6 Meta-theoretical Reflections on the Necessary Topic-Specific Theory Elements

The intent of this chapter is to contribute to developing theoretical foundations for explaining and promoting teachers’ professional growth in collaborative groups. Building upon the general sociocultural framework on teachers’ practices (Wenger, 1998) and the construct of communities of inquiry (Jaworski, 2006), as well as an adapted model of professional growth (adapted from Clarke & Hollingsworth, 2002), it used the exemplification in one vignette in the community of inquiry to show the following.

  • Theory elements of PD content (PD1), teacher growth (PD2), facilitating (PD3) and PD environment (PD4) are all useful and necessary for explaining and promoting professional growth in collaborative teacher groups.
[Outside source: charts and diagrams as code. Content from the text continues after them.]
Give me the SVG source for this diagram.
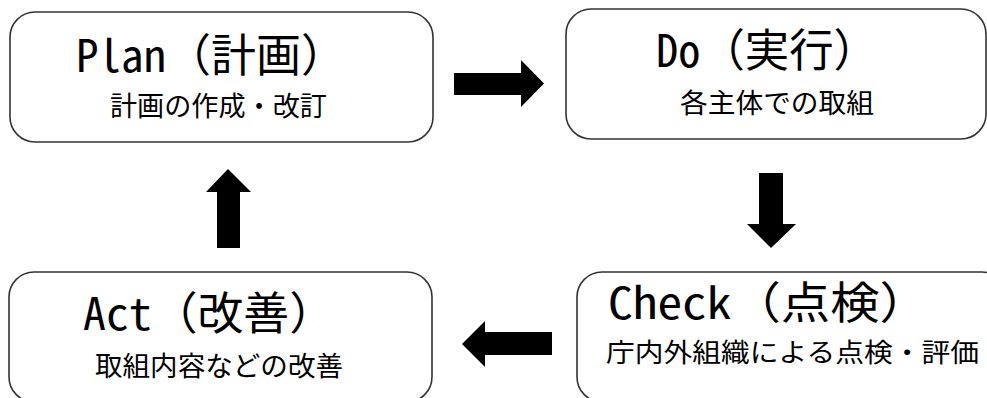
<svg xmlns="http://www.w3.org/2000/svg" width="987" height="398" viewBox="0 0 987 398">
<style>
.box{fill:#fff;stroke:#333;stroke-width:1.6}
.title{font-family:"Noto Sans Mono CJK JP","Noto Sans CJK JP",sans-serif;font-size:45px;fill:#000}
.sub{font-family:"Noto Sans CJK JP",sans-serif;font-size:27px;fill:#000}
.arrow{fill:#000;stroke:none}
</style>
<rect width="987" height="398" fill="#fff"/>
<g id="plan">
<rect class="box" x="10" y="12" width="423" height="130" rx="25"/>
<text class="title" x="76" y="72" textLength="270" lengthAdjust="spacingAndGlyphs">Plan（計画）</text>
<text class="sub" x="110" y="116" textLength="217" lengthAdjust="spacingAndGlyphs">計画の作成・改訂</text>
</g>
<g id="do">
<rect class="box" x="566" y="9" width="420" height="130" rx="25"/>
<text class="title" x="656" y="67" textLength="222" lengthAdjust="spacingAndGlyphs">Do（実行）</text>
<text class="sub" x="680" y="113" textLength="194" lengthAdjust="spacingAndGlyphs">各主体での取組</text>
</g>
<g id="check">
<rect class="box" x="577" y="272" width="430" height="130" rx="25"/>
<text class="title" x="608" y="319" style="font-size:44px" textLength="321" lengthAdjust="spacingAndGlyphs">Check（点検）</text>
<text class="sub" x="606" y="362" style="font-size:26px" textLength="373" lengthAdjust="spacingAndGlyphs">庁内外組織による点検・評価</text>
</g>
<g id="act">
<rect class="box" x="9" y="272" width="423" height="130" rx="25"/>
<text class="title" x="83" y="330" textLength="252" lengthAdjust="spacingAndGlyphs">Act（改善）</text>
<text class="sub" x="95" y="376" textLength="248" lengthAdjust="spacingAndGlyphs">取組内容などの改善</text>
</g>
<g id="connectors">
<polygon class="arrow" points="454,73 521,73 521,60 544,83.5 521,107 521,95 454,95"/>
<polygon class="arrow" points="759,173 783,173 783,224 796,224 771,248 747,224 759,224"/>
<polygon class="arrow" points="552,332 485,332 485,321 462,344 485,367 485,355 552,355"/>
<polygon class="arrow" points="217,248 240,248 240,192 251,192 228,169 206,192 217,192"/>
</g>
</svg>
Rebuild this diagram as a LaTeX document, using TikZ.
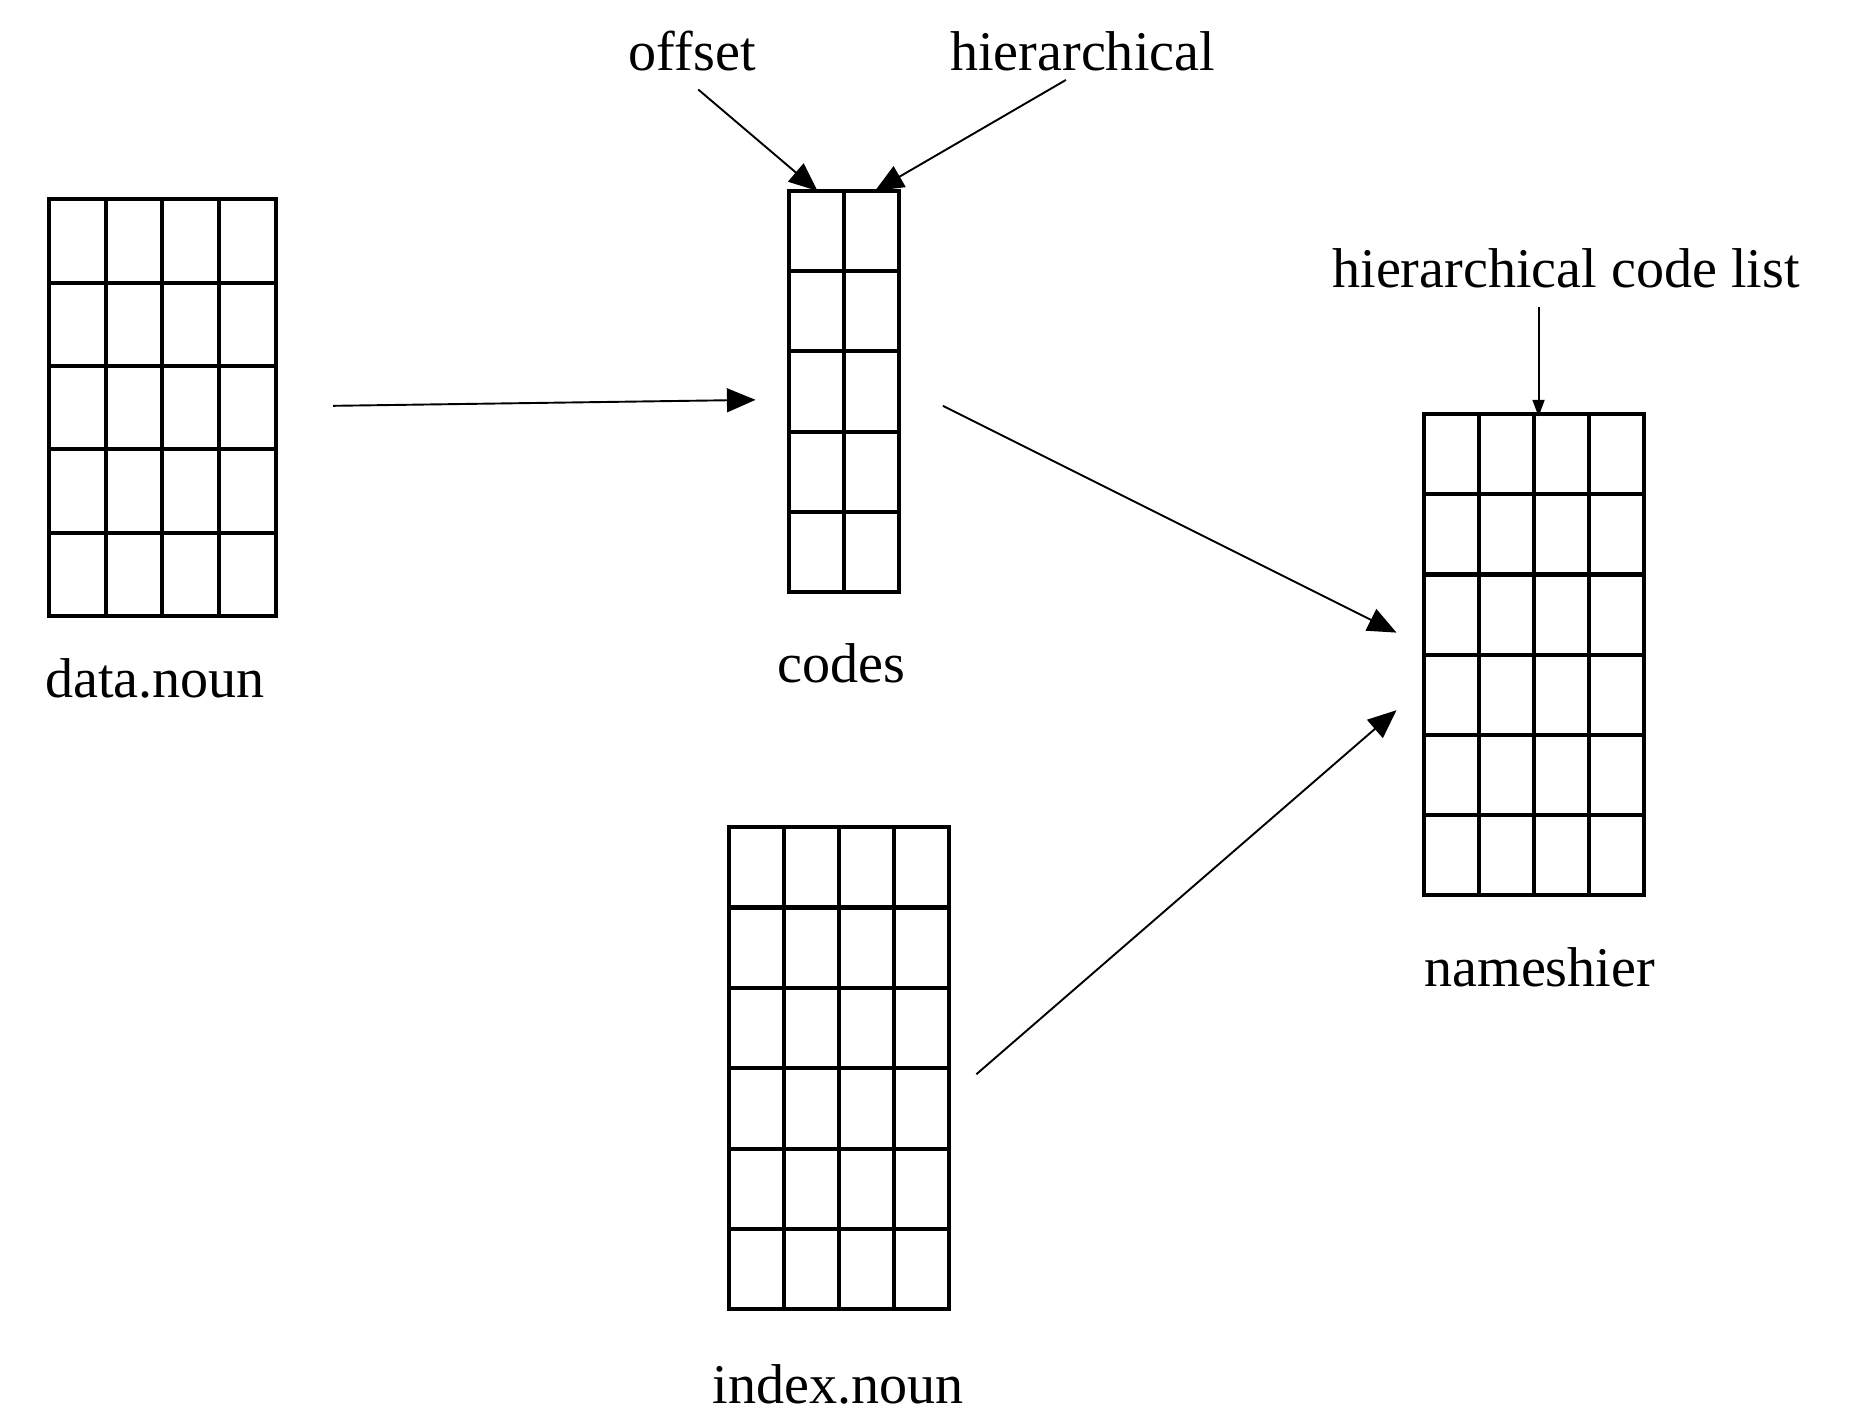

Of course, other vertices and edges of the tetrahedron also serve theorising, but these four may be considered a minimal set.

  • The PD content comprises the classroom mathematics content (in our case, multi-digit subtraction, for which a substantial research background exists), but also the specific teaching practices that the communities of inquiry have chosen to work on—in our case, differentiating and fostering at-risk students’ access to mathematics. Even if an area of PD content is usually not sharply defined in communities of inquiry but successively emerges, unpacking it with respect to the underlying orientations and categories that the teacher community implicitly or explicitly refers to is crucial.

  • Although PD practices are always content-specific, research papers and particularly theorising processes tend to abstract from these contents; however, we should talk more about content-related theorising.

  • The structures of the big theoretical frameworks (communities of inquiry and models of professional growth) are helpful in understanding the complexities and intertwinement of different domains. However, they mainly provide a generic search space. Informing the concrete analysis and especially the concrete PD design and facilitation, they must be elaborated in content-related ways for different areas of PD content (Prediger et al., 2019b). Of course, the large body of mathematics education research on the mathematical content and on mathematics teaching and learning has revealed many candidates for theory elements, most importantly for C1–C3, but also for C4.

  • The generic theory elements from the PD level gain their explanative power when being filled in content-related ways, and this also requires the nesting of corresponding theory elements (C1–C4) from the classroom level into the PD level. The more this nested structure is unpacked, the more we learn in content-related ways about the PD content.

Finally, let me briefly respond to two questions. Is the meta-theoretical reflection here (a) specific to mathematics and (b) specific to PDCG, or could it have been suggested with respect to any form of PD for any subject matter?

  1. (a)

    Whereas other colleagues have emphasised the need to be specific to mathematics, I emphasise that we need even further substantiation in content-specific ways. At the same time, the model itself is not mathematics specific and might be applied also for other subjects, with their particular content.

  2. (b)

    Whereas the above meta-theoretical arguments are not specific to the form of PD in view here (PDCG), the main result of the current case study might be characteristic for the collaborative setting and relevant for supporting collaborative groups. The shared evaluation categories seem to be the crucial point, more than the shared knowledge or orientations as a whole. As long as individual evaluation categories have not really entered the collective domain (as Maria’s ||forgetting||), they cannot exert their influence, and this can also hinder the professional growth of the individual within the collaborative group. This interplay of individual and collective learning in particular will require substantial further empirically grounded theorising.

However, both claims of potential specificity or generalisability will require further PD research, in order to be explored in depth by comparing across content, across subjects and across particular PD settings.